Events at fisheries museum with Dutch Ganseys maker

The weekend of 24th/25th February 2018 will provide a final opportunity to see this exhibition of Dutch ganseys at the Scottish Fisheries Museum in Anstruther
The weekend of 24th/25th February 2018 will provide a final opportunity to see this exhibition of Dutch ganseys at the Scottish Fisheries Museum in Anstruther

The weekend of February 24 and 25 will provide a final opportunity to see the exhibition of Dutch ganseys at the Scottish Fisheries Museum in Anstruther – before they are packed off on their further adventures across the Atlantic to Alaska.

In an exciting addition at the end of the run, their maker, Stella Ruhe, will travel to the museum from Amsterdam.

On Saturday, February 24, from 1.30pm to 3.30 pm, Stella will give an exclusive insight into her fascinating research on traditional fishermen’s knitted sweaters from the coasts and rivers of the Netherlands. Then, on Sunday , February 25, there will be an opportunity to Meet the Artist, 1.30-2.30pm; an Artist’s Talk in the Education Centre, 2.30-3.30pm; and an Informal Q & A with Stella, 3.30-4.30pm. And, of course, there will be a last chance to see the exhibition.

Over the winter, the Scottish Fisheries Museum has had the unique privilege of being one of only two UK venues (the other bring Sheringham Museum in Norfolk) to host the European tour of Dutch textile expert Stella Ruhe’s exquisitely recreated traditional fishermen’s sweaters or Visserstruien.

Although the museum is only displaying 40 of the 60 ganseys from the original exhibition, you still get an impression of the diversity and complexity of the patterns and the skill required to produce these garments.

Stella travelled around the coastal villages of the Netherlands identifying multiple, distinct patterns incorporated into Dutch fishermen’s jumpers then recreated 60 of them using modern yarn and the traditional knitting methods.
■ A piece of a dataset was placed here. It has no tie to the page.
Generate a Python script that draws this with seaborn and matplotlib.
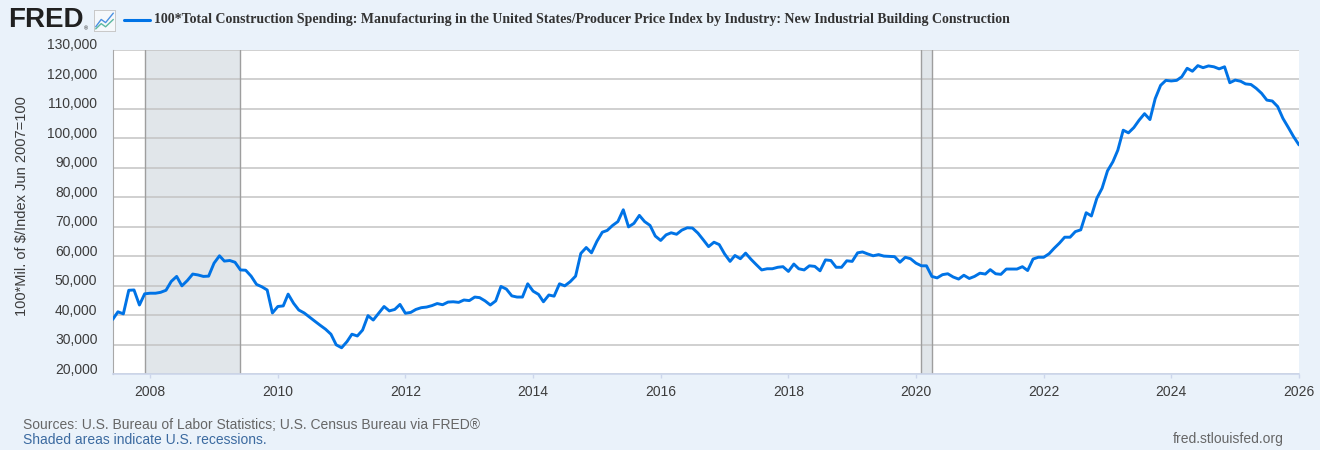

The resulting exhibition, illustrated with archive photography showing Dutch fishermen wearing the original designs, makes for a compelling insight into this cultural folk phenomenon and female craft heritage which spans not only the entire coastline of the British Isles but also, as only relatively recently discovered, down the North Sea Coast of the Netherlands.

The Scottish Fisheries Museum has its own collection of ganseys which, along with the rest of the costume and, indeed, the entire collection, has been recognised as a nationally significant collection by the Scottish Government.

The ganseys on show are featured in Stella’s recently published second book on the subject More Traditional Dutch Ganseys. It has been possible to bring the exhibition and events weekend to Anstruther thanks to financial support from Fife Council’s Common Good Fund.